» WORK TO DO
Drop the images; return everything else in the listing below exactly.

» SUPPLIED DATA
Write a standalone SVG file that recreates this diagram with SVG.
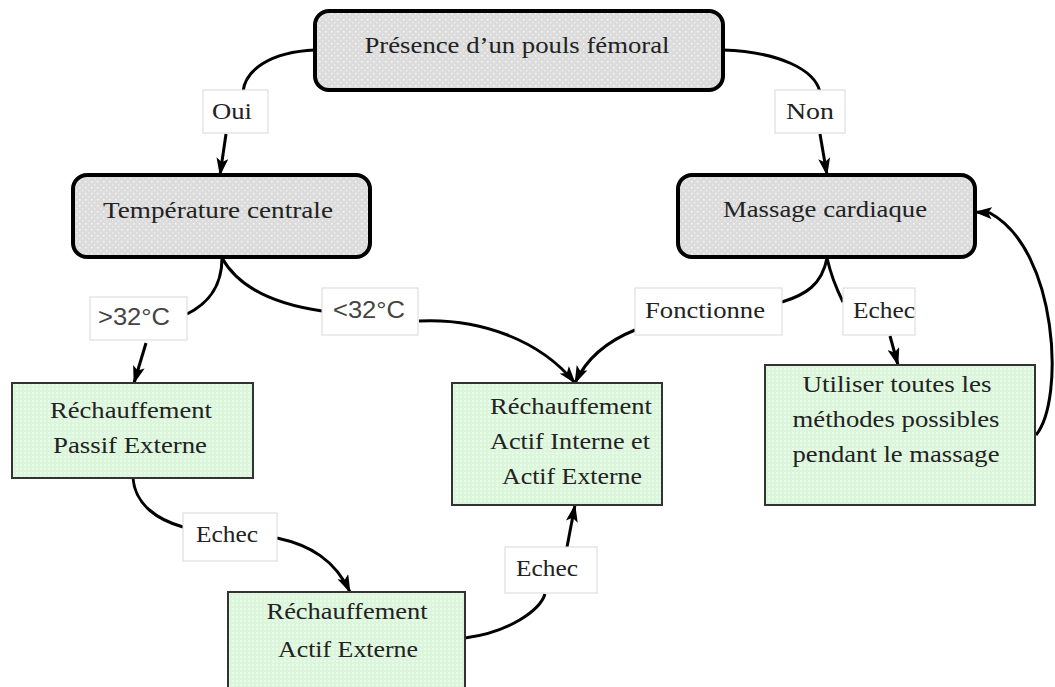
<svg xmlns="http://www.w3.org/2000/svg" width="1055" height="687" viewBox="0 0 1055 687">
<defs>
<pattern id="dots" width="6" height="6" patternUnits="userSpaceOnUse">
<rect width="6" height="6" fill="#dcdcdc"/>
<rect x="1" y="1" width="1.5" height="1.5" fill="#f6f6f6"/>
<rect x="4" y="4" width="1.5" height="1.5" fill="#ececec"/>
</pattern>
<pattern id="green" width="4" height="4" patternUnits="userSpaceOnUse">
<rect width="4" height="4" fill="#dcf6dc"/>
<rect x="0" y="0" width="2" height="2" fill="#e8fbe8"/>
</pattern>
<marker id="arr" viewBox="0 0 18 12" refX="17" refY="6" markerWidth="18" markerHeight="12" markerUnits="userSpaceOnUse" orient="auto">
<path d="M0,0 L18,6 L0,12 L4,6 Z" fill="#000"/>
</marker>
<style>
.rn{fill:url(#dots);stroke:#000;stroke-width:4}
.gn{fill:url(#green);stroke:#333;stroke-width:2}
.lb{fill:#fff;stroke:#d8d8d8;stroke-width:1}
.t{font-family:"Liberation Serif",serif;font-size:23px;fill:#222;text-anchor:middle}
.s{font-family:"Liberation Sans",sans-serif;fill:#444}
.c{fill:none;stroke:#000;stroke-width:3}
.a{fill:none;stroke:#000;stroke-width:3;marker-end:url(#arr)}
</style>
</defs>
<rect width="1055" height="687" fill="#fff"/>
<g id="connectors">
<path class="c" d="M315,50 C270,52 245,70 243,92"/>
<path class="a" d="M226,134 L220,175"/>
<path class="c" d="M723,50 C780,52 815,70 820,92"/>
<path class="a" d="M820,134 L827,175"/>
<path class="c" d="M222,258 C222,290 205,305 187,314"/>
<path class="a" d="M146,343 L134,383"/>
<path class="c" d="M222,258 C240,290 280,305 322,311"/>
<path class="a" d="M419,321 C480,318 540,340 575,383"/>
<path class="c" d="M827,258 C822,285 805,295 782,302"/>
<path class="a" d="M635,330 C610,340 588,355 575,383"/>
<path class="c" d="M827,258 C832,280 838,292 843,302"/>
<path class="a" d="M890,336 L898,365"/>
<path class="a" d="M1036,435 C1065,400 1058,250 990,213 L975,212"/>
<path class="c" d="M133,478 C135,505 158,520 183,527"/>
<path class="a" d="M277,538 C310,545 335,560 350,592"/>
<path class="c" d="M465,638 C510,632 540,610 545,594"/>
<path class="a" d="M567,547 L575,505"/>
</g>
<g id="n1"><rect class="rn" x="315" y="11" width="408" height="79" rx="14"/><text class="t" x="517" y="53" textLength="305" lengthAdjust="spacingAndGlyphs">Présence d’un pouls fémoral</text></g>
<g id="n2"><rect class="rn" x="73" y="175" width="297" height="82" rx="14"/><text class="t" x="218" y="218" textLength="230" lengthAdjust="spacingAndGlyphs">Température centrale</text></g>
<g id="n3"><rect class="rn" x="678" y="175" width="297" height="82" rx="14"/><text class="t" x="825" y="217" textLength="204" lengthAdjust="spacingAndGlyphs">Massage cardiaque</text></g>
<g id="n4"><rect class="gn" x="12" y="383" width="241" height="95"/><text class="t" x="131" y="418" textLength="162" lengthAdjust="spacingAndGlyphs">Réchauffement</text><text class="t" x="130" y="453" textLength="154" lengthAdjust="spacingAndGlyphs">Passif Externe</text></g>
<g id="n5"><rect class="gn" x="452" y="383" width="210" height="122"/><text class="t" x="571" y="414" textLength="162" lengthAdjust="spacingAndGlyphs">Réchauffement</text><text class="t" x="570" y="449" textLength="160" lengthAdjust="spacingAndGlyphs">Actif Interne et</text><text class="t" x="572" y="484" textLength="140" lengthAdjust="spacingAndGlyphs">Actif Externe</text></g>
<g id="n6"><rect class="gn" x="765" y="365" width="270" height="140"/><text class="t" x="897" y="392" textLength="189" lengthAdjust="spacingAndGlyphs">Utiliser toutes les</text><text class="t" x="896" y="427" textLength="207" lengthAdjust="spacingAndGlyphs">méthodes possibles</text><text class="t" x="896" y="462" textLength="207" lengthAdjust="spacingAndGlyphs">pendant le massage</text></g>
<g id="n7"><rect class="gn" x="228" y="592" width="237" height="100"/><text class="t" x="347" y="619" textLength="161" lengthAdjust="spacingAndGlyphs">Réchauffement</text><text class="t" x="348" y="657" textLength="140" lengthAdjust="spacingAndGlyphs">Actif Externe</text></g>
<g id="l1"><rect class="lb" x="203" y="90" width="65" height="43"/><text class="t" x="232" y="119" textLength="40" lengthAdjust="spacingAndGlyphs">Oui</text></g>
<g id="l2"><rect class="lb" x="775" y="90" width="70" height="43"/><text class="t" x="810" y="119" textLength="48" lengthAdjust="spacingAndGlyphs">Non</text></g>
<g id="l3"><rect class="lb" x="90" y="297" width="97" height="43"/><text class="t s" x="134" y="325" textLength="72" lengthAdjust="spacingAndGlyphs">&gt;32°C</text></g>
<g id="l4"><rect class="lb" x="322" y="288" width="96" height="47"/><text class="t s" x="369" y="318" textLength="72" lengthAdjust="spacingAndGlyphs">&lt;32°C</text></g>
<g id="l5"><rect class="lb" x="635" y="288" width="147" height="47"/><text class="t" x="705" y="318" textLength="120" lengthAdjust="spacingAndGlyphs">Fonctionne</text></g>
<g id="l6"><rect class="lb" x="843" y="288" width="72" height="47"/><text class="t" x="884" y="318" textLength="62" lengthAdjust="spacingAndGlyphs">Echec</text></g>
<g id="l7"><rect class="lb" x="183" y="513" width="94" height="48"/><text class="t" x="227" y="542" textLength="62" lengthAdjust="spacingAndGlyphs">Echec</text></g>
<g id="l8"><rect class="lb" x="505" y="547" width="92" height="46"/><text class="t" x="547" y="576" textLength="62" lengthAdjust="spacingAndGlyphs">Echec</text></g>
</svg>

» FINAL ANSWER
Write a standalone SVG file that recreates this diagram with SVG.
<svg xmlns="http://www.w3.org/2000/svg" width="1055" height="687" viewBox="0 0 1055 687">
<defs>
<pattern id="dots" width="6" height="6" patternUnits="userSpaceOnUse">
<rect width="6" height="6" fill="#dcdcdc"/>
<rect x="1" y="1" width="1.5" height="1.5" fill="#f6f6f6"/>
<rect x="4" y="4" width="1.5" height="1.5" fill="#ececec"/>
</pattern>
<pattern id="green" width="4" height="4" patternUnits="userSpaceOnUse">
<rect width="4" height="4" fill="#dcf6dc"/>
<rect x="0" y="0" width="2" height="2" fill="#e8fbe8"/>
</pattern>
<marker id="arr" viewBox="0 0 18 12" refX="17" refY="6" markerWidth="18" markerHeight="12" markerUnits="userSpaceOnUse" orient="auto">
<path d="M0,0 L18,6 L0,12 L4,6 Z" fill="#000"/>
</marker>
<style>
.rn{fill:url(#dots);stroke:#000;stroke-width:4}
.gn{fill:url(#green);stroke:#333;stroke-width:2}
.lb{fill:#fff;stroke:#d8d8d8;stroke-width:1}
.t{font-family:"Liberation Serif",serif;font-size:23px;fill:#222;text-anchor:middle}
.s{font-family:"Liberation Sans",sans-serif;fill:#444}
.c{fill:none;stroke:#000;stroke-width:3}
.a{fill:none;stroke:#000;stroke-width:3;marker-end:url(#arr)}
</style>
</defs>
<rect width="1055" height="687" fill="#fff"/>
<g id="connectors">
<path class="c" d="M315,50 C270,52 245,70 243,92"/>
<path class="a" d="M226,134 L220,175"/>
<path class="c" d="M723,50 C780,52 815,70 820,92"/>
<path class="a" d="M820,134 L827,175"/>
<path class="c" d="M222,258 C222,290 205,305 187,314"/>
<path class="a" d="M146,343 L134,383"/>
<path class="c" d="M222,258 C240,290 280,305 322,311"/>
<path class="a" d="M419,321 C480,318 540,340 575,383"/>
<path class="c" d="M827,258 C822,285 805,295 782,302"/>
<path class="a" d="M635,330 C610,340 588,355 575,383"/>
<path class="c" d="M827,258 C832,280 838,292 843,302"/>
<path class="a" d="M890,336 L898,365"/>
<path class="a" d="M1036,435 C1065,400 1058,250 990,213 L975,212"/>
<path class="c" d="M133,478 C135,505 158,520 183,527"/>
<path class="a" d="M277,538 C310,545 335,560 350,592"/>
<path class="c" d="M465,638 C510,632 540,610 545,594"/>
<path class="a" d="M567,547 L575,505"/>
</g>
<g id="n1"><rect class="rn" x="315" y="11" width="408" height="79" rx="14"/><text class="t" x="517" y="53" textLength="305" lengthAdjust="spacingAndGlyphs">Présence d’un pouls fémoral</text></g>
<g id="n2"><rect class="rn" x="73" y="175" width="297" height="82" rx="14"/><text class="t" x="218" y="218" textLength="230" lengthAdjust="spacingAndGlyphs">Température centrale</text></g>
<g id="n3"><rect class="rn" x="678" y="175" width="297" height="82" rx="14"/><text class="t" x="825" y="217" textLength="204" lengthAdjust="spacingAndGlyphs">Massage cardiaque</text></g>
<g id="n4"><rect class="gn" x="12" y="383" width="241" height="95"/><text class="t" x="131" y="418" textLength="162" lengthAdjust="spacingAndGlyphs">Réchauffement</text><text class="t" x="130" y="453" textLength="154" lengthAdjust="spacingAndGlyphs">Passif Externe</text></g>
<g id="n5"><rect class="gn" x="452" y="383" width="210" height="122"/><text class="t" x="571" y="414" textLength="162" lengthAdjust="spacingAndGlyphs">Réchauffement</text><text class="t" x="570" y="449" textLength="160" lengthAdjust="spacingAndGlyphs">Actif Interne et</text><text class="t" x="572" y="484" textLength="140" lengthAdjust="spacingAndGlyphs">Actif Externe</text></g>
<g id="n6"><rect class="gn" x="765" y="365" width="270" height="140"/><text class="t" x="897" y="392" textLength="189" lengthAdjust="spacingAndGlyphs">Utiliser toutes les</text><text class="t" x="896" y="427" textLength="207" lengthAdjust="spacingAndGlyphs">méthodes possibles</text><text class="t" x="896" y="462" textLength="207" lengthAdjust="spacingAndGlyphs">pendant le massage</text></g>
<g id="n7"><rect class="gn" x="228" y="592" width="237" height="100"/><text class="t" x="347" y="619" textLength="161" lengthAdjust="spacingAndGlyphs">Réchauffement</text><text class="t" x="348" y="657" textLength="140" lengthAdjust="spacingAndGlyphs">Actif Externe</text></g>
<g id="l1"><rect class="lb" x="203" y="90" width="65" height="43"/><text class="t" x="232" y="119" textLength="40" lengthAdjust="spacingAndGlyphs">Oui</text></g>
<g id="l2"><rect class="lb" x="775" y="90" width="70" height="43"/><text class="t" x="810" y="119" textLength="48" lengthAdjust="spacingAndGlyphs">Non</text></g>
<g id="l3"><rect class="lb" x="90" y="297" width="97" height="43"/><text class="t s" x="134" y="325" textLength="72" lengthAdjust="spacingAndGlyphs">&gt;32°C</text></g>
<g id="l4"><rect class="lb" x="322" y="288" width="96" height="47"/><text class="t s" x="369" y="318" textLength="72" lengthAdjust="spacingAndGlyphs">&lt;32°C</text></g>
<g id="l5"><rect class="lb" x="635" y="288" width="147" height="47"/><text class="t" x="705" y="318" textLength="120" lengthAdjust="spacingAndGlyphs">Fonctionne</text></g>
<g id="l6"><rect class="lb" x="843" y="288" width="72" height="47"/><text class="t" x="884" y="318" textLength="62" lengthAdjust="spacingAndGlyphs">Echec</text></g>
<g id="l7"><rect class="lb" x="183" y="513" width="94" height="48"/><text class="t" x="227" y="542" textLength="62" lengthAdjust="spacingAndGlyphs">Echec</text></g>
<g id="l8"><rect class="lb" x="505" y="547" width="92" height="46"/><text class="t" x="547" y="576" textLength="62" lengthAdjust="spacingAndGlyphs">Echec</text></g>
</svg>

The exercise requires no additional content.